Big Wins for Rivers in the Southeast

Catawba River, SC
Catawba River, SC

July brought big victories for two legal cases initiated by American Rivers that will significantly benefit rivers in the Southeast. These victories would not have been possible without our close collaboration with and strong support from regional and local conservation organizations.

In Georgia, the State Court of Appeals sided with American Rivers, Southern Environmental Law Center, Georgia River Network in ruling that all state waters are protected under Georgia law by a 25-foot vegetative buffer, benefiting tens of thousands of miles of rivers across the state. These buffers are strips of trees and plants along a stream or wetland that are left in place to naturally filter out dirt and pollution from rain water runoff before it enters rivers, streams, wetlands, and marshes. Without protective buffers, Georgia waters are at risk of becoming clogged with mud and sediment pollution, choking out aquatic life.
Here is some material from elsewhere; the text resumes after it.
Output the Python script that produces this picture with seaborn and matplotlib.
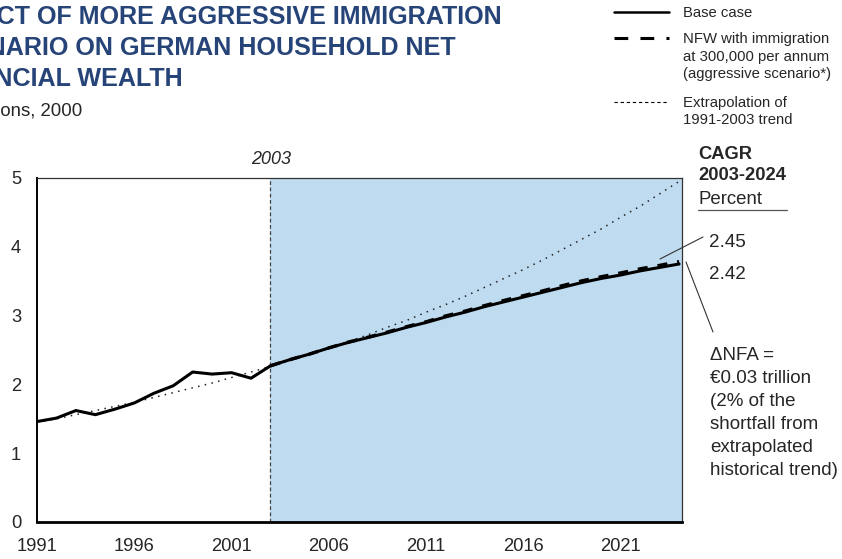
import matplotlib
matplotlib.use("Agg")
import matplotlib.pyplot as plt
from matplotlib.lines import Line2D
import seaborn as sns
import pandas as pd

# Household net financial wealth, EUR trillions (2000 prices)
hist_years = list(range(1991, 2004))
hist_values = [1.46, 1.51, 1.62, 1.56, 1.64, 1.73, 1.87, 1.98, 2.18, 2.15, 2.17, 2.09, 2.27]

proj_years = list(range(2003, 2025))
base_values = [2.27, 2.36, 2.44, 2.53, 2.61, 2.68, 2.75, 2.83, 2.90, 2.98, 3.05, 3.13,
               3.20, 3.27, 3.34, 3.41, 3.48, 3.54, 3.59, 3.65, 3.70, 3.75]
aggressive_values = [2.27, 2.36, 2.44, 2.53, 2.615, 2.685, 2.76, 2.84, 2.91, 2.995, 3.065, 3.145,
                     3.22, 3.29, 3.36, 3.435, 3.505, 3.565, 3.62, 3.68, 3.73, 3.785]

trend_years = list(range(1991, 2025))
trend_values = [1.45, 1.50, 1.56, 1.62, 1.68, 1.74, 1.81, 1.88, 1.95, 2.02, 2.10, 2.18,
                2.26, 2.35, 2.44, 2.53, 2.62, 2.72, 2.83, 2.93, 3.05, 3.16, 3.28, 3.41,
                3.54, 3.67, 3.81, 3.96, 4.11, 4.26, 4.43, 4.59, 4.77, 4.95]

x_ticks = [1991, 1996, 2001, 2006, 2011, 2016, 2021]
y_ticks = [0, 1, 2, 3, 4, 5]
cagr_labels = ["2.45", "2.42"]

title_lines = ["IMPACT OF MORE AGGRESSIVE IMMIGRATION",
               "SCENARIO ON GERMAN HOUSEHOLD NET",
               "FINANCIAL WEALTH"]
subtitle = "\u20ac trillions, 2000"
note_lines = ["\u0394NFA =", "\u20ac0.03 trillion", "(2% of the", "shortfall from",
              "extrapolated", "historical trend)"]

W, H = 842, 559
sns.set_style("white")
plt.rcParams["font.family"] = ["Liberation Sans", "DejaVu Sans"]

fig = plt.figure(figsize=(W / 100, H / 100), dpi=100)


def fx(px):
    return px / W


def fy(py):
    return 1 - py / H


ax = fig.add_axes([fx(37), fy(522), (682 - 37) / W, (522 - 178) / H])

blue_fill = "#BFDBEF"
ax.axvspan(2003, 2024.15, color=blue_fill, lw=0, zorder=0)
ax.axvline(2003, color="#444444", lw=0.9, ls=(0, (3, 2)), zorder=1)

trend_df = pd.DataFrame({"year": trend_years, "value": trend_values})
hist_df = pd.DataFrame({"year": hist_years, "value": hist_values})
base_df = pd.DataFrame({"year": proj_years, "value": base_values})
aggr_df = pd.DataFrame({"year": proj_years, "value": aggressive_values})

sns.lineplot(data=trend_df, x="year", y="value", ax=ax, color="#222222",
             lw=1.1, ls=(0, (1, 3.5)), zorder=2)
sns.lineplot(data=aggr_df, x="year", y="value", ax=ax, color="black",
             lw=2.4, ls=(0, (3, 3)), zorder=3)
sns.lineplot(data=hist_df, x="year", y="value", ax=ax, color="black",
             lw=2.2, zorder=4)
sns.lineplot(data=base_df, x="year", y="value", ax=ax, color="black",
             lw=2.2, zorder=4)

tick_fs = 13.2
ax.set_xlim(1991, 2024.15)
ax.set_ylim(0, 5)
ax.set_xticks(x_ticks)
ax.set_xticklabels([str(t) for t in x_ticks], fontsize=tick_fs)
ax.set_yticks(y_ticks)
ax.set_yticklabels([str(t) for t in y_ticks], fontsize=tick_fs)
ax.set_xlabel("")
ax.set_ylabel("")
ax.tick_params(axis="x", direction="in", length=5, width=0.8, color="#555555", pad=11.5)
ax.tick_params(axis="y", length=0, pad=11.5)
for side in ["top", "right"]:
    ax.spines[side].set_linewidth(0.9)
    ax.spines[side].set_color("#333333")
ax.spines["left"].set_linewidth(1.4)
ax.spines["left"].set_color("black")
ax.spines["bottom"].set_linewidth(2.0)
ax.spines["bottom"].set_color("black")

# Year marker above the shaded projection period
fig.text(fx(271), fy(164), "2003", fontsize=13, style="italic", ha="center", va="baseline")

# Title block
title_color = "#264478"
for line, base in zip(title_lines, [24, 55, 86]):
    fig.text(fx(-64), fy(base), line, fontsize=18.1, fontweight="bold",
             color=title_color, ha="left", va="baseline")
fig.text(fx(82.5), fy(116), subtitle, fontsize=13.4, ha="right", va="baseline")

# Legend
leg_fs = 10.7
legend_rows = [
    (12, "-", 1.8, ["Base case"]),
    (38, (0, (4.5, 4)), 2.2, ["NFW with immigration", "at 300,000 per annum",
                               "(aggressive scenario*)"]),
    (102, (0, (3, 2.5)), 0.8, ["Extrapolation of", "1991-2003 trend"]),
]
for y, style, lw, lines in legend_rows:
    fig.add_artist(Line2D([fx(614), fx(669)], [fy(y), fy(y)], color="black", lw=lw,
                          ls=style, transform=fig.transFigure))
    for i, text in enumerate(lines):
        fig.text(fx(683), fy(y + 5 + i * 17.5), text, fontsize=leg_fs,
                 ha="left", va="baseline")

# CAGR block
fig.text(fx(698), fy(159), "CAGR", fontsize=13.2, fontweight="bold", ha="left", va="baseline")
fig.text(fx(698), fy(180), "2003-2024", fontsize=13.2, fontweight="bold",
         ha="left", va="baseline")
fig.text(fx(698), fy(204), "Percent", fontsize=13.4, ha="left", va="baseline")
fig.add_artist(Line2D([fx(698), fx(787)], [fy(209.5), fy(209.5)], color="#555555", lw=0.9,
                      transform=fig.transFigure))
fig.text(fx(709), fy(247), cagr_labels[0], fontsize=13.6, ha="left", va="baseline")
fig.text(fx(709), fy(279), cagr_labels[1], fontsize=13.6, ha="left", va="baseline")
fig.add_artist(Line2D([fx(660), fx(703)], [fy(259), fy(237)], color="#333333", lw=0.8,
                      transform=fig.transFigure))
fig.add_artist(Line2D([fx(686), fx(713)], [fy(262), fy(332)], color="#333333", lw=0.8,
                      transform=fig.transFigure))

for i, text in enumerate(note_lines):
    fig.text(fx(710), fy(360 + i * 23), text, fontsize=13.5, ha="left", va="baseline")

fig.savefig("out.png", dpi=100)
The decision overrules the Georgia Environmental Protection Division’s (EPD) policy that only some state waters are protected by the Erosion and Sedimentation Act’s buffer provision, and also invalidates EPD Director Judson Turner’s April 2014 memorandum that stripped the protective buffer from the Georgia Coast. The Southern Environmental Law Center filed the case on behalf of American Rivers and the Georgia River Network in 2012 after EPD failed to require Grady County to obtain a variance for impacting freshwater wetland buffers in its bid to build a 960-acre impoundment on Tired Creek near Cairo, Georgia. After EPD neglected to correct its oversight, the groups filed a successful appeal with the Office of State Administrative Hearings to rectify the agency’s failure to require a buffer variance for impacts to buffers along wetlands on the site. The July ruling overturned a state Superior Court ruling which the conservation the groups appealed.

American Rivers welcomes the court’s decision affirming the consistent, clear application of environmental protections across Georgia. Having these common-sense safeguards for all the State’s waterways ensures that clean water for local communities is protected.

The Catawba and Wateree rivers flow more than 300 miles from their headwaters in the North Carolina foothills, through the Charlotte metro area, and into South Carolina before emptying into the Santee River at the Congaree National Park. Along its course, Duke Energy owns and operates 11 hydropower dams that while producing electricity also alter natural flows needed for river and floodplain health, impact fish spawning success and reduce dissolved oxygen essential for fish and wildlife. Duke’s dams are undergoing a federal licensing process which will set operational requirements, including how to reduce impacts of the dams on river health, for the next 30 to 50 years. The Catawba-Wateree project is the nation’s largest hydroelectric project currently undergoing the federal licensing process.

In July, American Rivers, the Southern Environmental Law Center, and the South Carolina Coastal Conservation League reached a settlement agreement with Duke Energy and the South Carolina Department of Health and Environmental Control that includes important protections for the Catawba and Wateree rivers and its fish and wildlife. The agreement ends a 5-year legal stalemate over the issuance of a state water quality permit needed for Duke’s new operating license for the Catawba-Wateree hydroelectric project.

The Catawba-Wateree settlement requires Duke Energy to release enough water from the dams to benefit endangered sturgeon. The fish, found in 76 miles of the Wateree River, need certain flows at specific times of the year to aid in their spawning. The settlement also safeguards natural flooding of the 91,000 acre Wateree River floodplain including part of the Congaree National Park, which harbors one of the nation’s most significant bottomland forests. Through the settlement, Duke Energy agreed to file petitions with the South Carolina State Supreme Court and Federal Energy Regulatory Commission (FERC) to halt Duke’s legal appeal and procedural challenge to the state of South Carolina’s ability to issue a water quality permit for the new operating license. The agreement resolves the last outstanding issues before FERC can issue a new license and ensures that Duke Energy does its part to help take care of this river that is essential for its business and the people who value it.

Our victories in Georgia and South Carolina illustrate the value of the persistence shown by American Rivers and our partner organizations. In both cases we knew that a long, protracted campaign would be needed to ensure the future health of these rivers and our actions paid great dividends.

4 Responses to “Big Wins for Rivers in the Southeast”

James Wood

Awesome. So many Ga rivers seem to have no buffer at all. The Cartecay for one would benefit from the implementation of the buffer rules.


Are these buffers (25 feet wide vegetative buffer) required in North Carolina, or any buffer at all?

Caroline Martin

Response to Andrew: According to the Division of Water Quality in Asheville, the State of North Carolina does not require any buffer protection on many of its waterways.